When the latest issue of Divinity, the divinity school's alumni magazine, came out this fall, readers may have thought they were getting an art-school publication by mistake. The magazine included articles on the role of artists in the church, the theology of jazz music, and "A Defense of Christian Kitsch."
The theme was chosen to reflect the divinity school's arts initiative, one of the few in the country to examine the relationship between theology and art. Sparked in part by the 2008 hire of Jeremy Begbie, a theologian and classical pianist who studies the interplay between music and theology, the initiative has spawned student groups such as the Creation Arts Group, which curates an annual art exhibition and musical performances.

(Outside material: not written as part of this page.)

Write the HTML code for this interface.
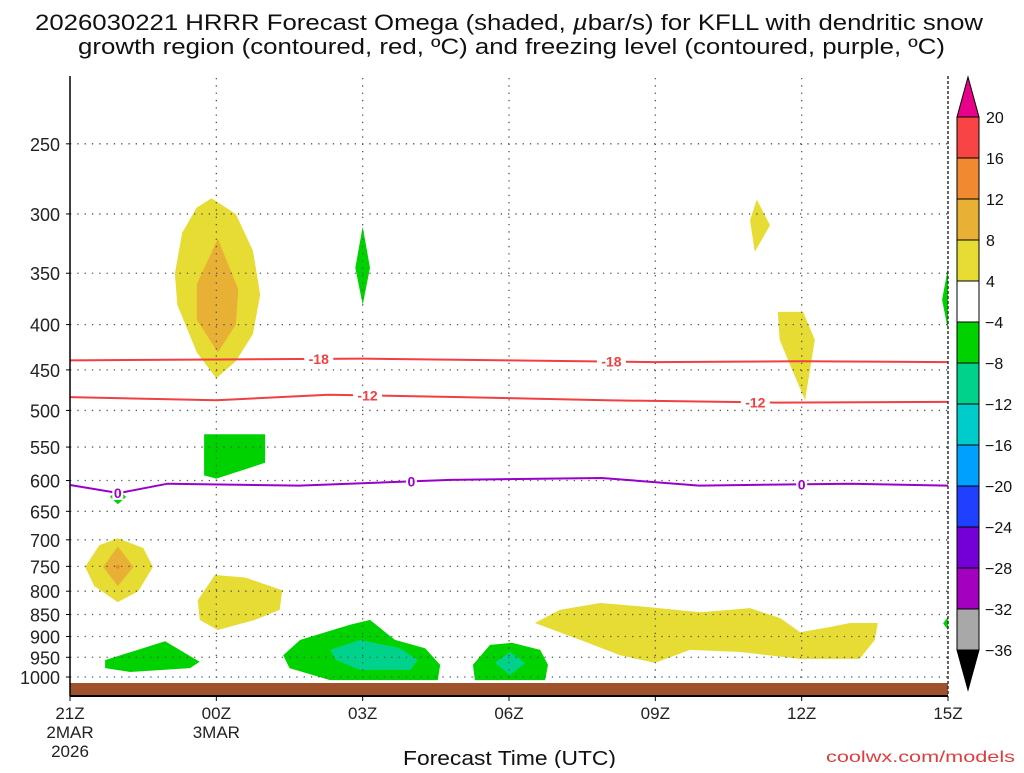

The arts played prominently in the school's fall Convocation and Pastors School, which offered attending pastors breakout sessions on prayer and dance, writing spiritual autobiographies, and theology and jazz.
Divinity Dean Richard Hays says he has long seen the arts as "a way of cultivating disciplines of attention and forming character in such a way that it makes people good interpreters of the Word."
"Artists are seeking to give expression to their spiritual quest through their work of artistic creation," he says. "One of the things we need to do as a divinity school is to help us think well about how we do that, and we need to do it with integrity, theological depth, and consciousness."
As for the magazine, "we've had a very good response," says Divinity editor Heather Moffitt. "Someone who attended the Convocation and Pastors School got the magazine and was so pleased she told us this is the place where she wants to be, and now she's applying to the divinity school."